#### Required task
Repeat the lines of the data that follow, please, starting at the first and stopping after the one with "allSeries.forEach((vals, s) =>".

#### Collected material
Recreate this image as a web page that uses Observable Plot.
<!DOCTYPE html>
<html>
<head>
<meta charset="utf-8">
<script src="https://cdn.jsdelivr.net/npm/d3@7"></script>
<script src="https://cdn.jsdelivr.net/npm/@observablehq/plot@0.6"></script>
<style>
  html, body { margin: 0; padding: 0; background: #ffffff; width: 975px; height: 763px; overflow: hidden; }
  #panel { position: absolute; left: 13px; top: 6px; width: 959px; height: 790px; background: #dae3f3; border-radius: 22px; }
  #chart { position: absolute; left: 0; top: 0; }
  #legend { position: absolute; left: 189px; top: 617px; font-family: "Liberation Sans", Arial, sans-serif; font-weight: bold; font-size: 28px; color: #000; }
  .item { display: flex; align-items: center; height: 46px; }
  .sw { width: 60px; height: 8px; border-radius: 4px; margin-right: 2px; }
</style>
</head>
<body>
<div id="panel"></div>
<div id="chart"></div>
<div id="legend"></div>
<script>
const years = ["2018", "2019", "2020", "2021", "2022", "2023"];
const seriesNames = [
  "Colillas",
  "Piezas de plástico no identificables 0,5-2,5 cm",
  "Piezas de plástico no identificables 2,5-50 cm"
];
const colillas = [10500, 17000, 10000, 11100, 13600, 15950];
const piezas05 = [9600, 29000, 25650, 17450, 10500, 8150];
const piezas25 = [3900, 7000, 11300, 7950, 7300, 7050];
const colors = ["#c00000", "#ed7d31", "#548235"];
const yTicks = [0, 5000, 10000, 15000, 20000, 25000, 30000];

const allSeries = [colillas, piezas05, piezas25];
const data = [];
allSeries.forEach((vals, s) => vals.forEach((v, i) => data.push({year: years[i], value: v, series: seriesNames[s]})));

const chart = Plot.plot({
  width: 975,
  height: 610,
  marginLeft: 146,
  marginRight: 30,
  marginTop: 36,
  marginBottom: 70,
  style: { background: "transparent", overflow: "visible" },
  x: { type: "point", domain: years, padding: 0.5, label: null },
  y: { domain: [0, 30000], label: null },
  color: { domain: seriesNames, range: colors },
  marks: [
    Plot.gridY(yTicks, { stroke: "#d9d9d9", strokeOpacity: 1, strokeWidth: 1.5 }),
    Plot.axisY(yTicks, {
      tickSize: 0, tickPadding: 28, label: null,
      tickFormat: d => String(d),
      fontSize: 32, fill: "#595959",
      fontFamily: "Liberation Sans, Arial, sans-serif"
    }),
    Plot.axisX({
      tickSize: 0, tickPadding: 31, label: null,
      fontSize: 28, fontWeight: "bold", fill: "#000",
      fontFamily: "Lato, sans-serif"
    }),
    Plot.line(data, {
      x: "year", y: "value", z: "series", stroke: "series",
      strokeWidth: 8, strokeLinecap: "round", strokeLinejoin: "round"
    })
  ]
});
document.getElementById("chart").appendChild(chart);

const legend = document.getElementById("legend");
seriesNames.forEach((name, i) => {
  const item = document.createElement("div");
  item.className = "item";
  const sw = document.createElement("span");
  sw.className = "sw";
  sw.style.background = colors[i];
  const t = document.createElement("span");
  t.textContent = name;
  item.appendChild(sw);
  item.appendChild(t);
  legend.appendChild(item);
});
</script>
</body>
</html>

#### Final answer
Recreate this image as a web page that uses Observable Plot.
<!DOCTYPE html>
<html>
<head>
<meta charset="utf-8">
<script src="https://cdn.jsdelivr.net/npm/d3@7"></script>
<script src="https://cdn.jsdelivr.net/npm/@observablehq/plot@0.6"></script>
<style>
  html, body { margin: 0; padding: 0; background: #ffffff; width: 975px; height: 763px; overflow: hidden; }
  #panel { position: absolute; left: 13px; top: 6px; width: 959px; height: 790px; background: #dae3f3; border-radius: 22px; }
  #chart { position: absolute; left: 0; top: 0; }
  #legend { position: absolute; left: 189px; top: 617px; font-family: "Liberation Sans", Arial, sans-serif; font-weight: bold; font-size: 28px; color: #000; }
  .item { display: flex; align-items: center; height: 46px; }
  .sw { width: 60px; height: 8px; border-radius: 4px; margin-right: 2px; }
</style>
</head>
<body>
<div id="panel"></div>
<div id="chart"></div>
<div id="legend"></div>
<script>
const years = ["2018", "2019", "2020", "2021", "2022", "2023"];
const seriesNames = [
  "Colillas",
  "Piezas de plástico no identificables 0,5-2,5 cm",
  "Piezas de plástico no identificables 2,5-50 cm"
];
const colillas = [10500, 17000, 10000, 11100, 13600, 15950];
const piezas05 = [9600, 29000, 25650, 17450, 10500, 8150];
const piezas25 = [3900, 7000, 11300, 7950, 7300, 7050];
const colors = ["#c00000", "#ed7d31", "#548235"];
const yTicks = [0, 5000, 10000, 15000, 20000, 25000, 30000];

const allSeries = [colillas, piezas05, piezas25];
const data = [];
allSeries.forEach((vals, s) => vals.forEach((v, i) => data.push({year: years[i], value: v, series: seriesNames[s]})));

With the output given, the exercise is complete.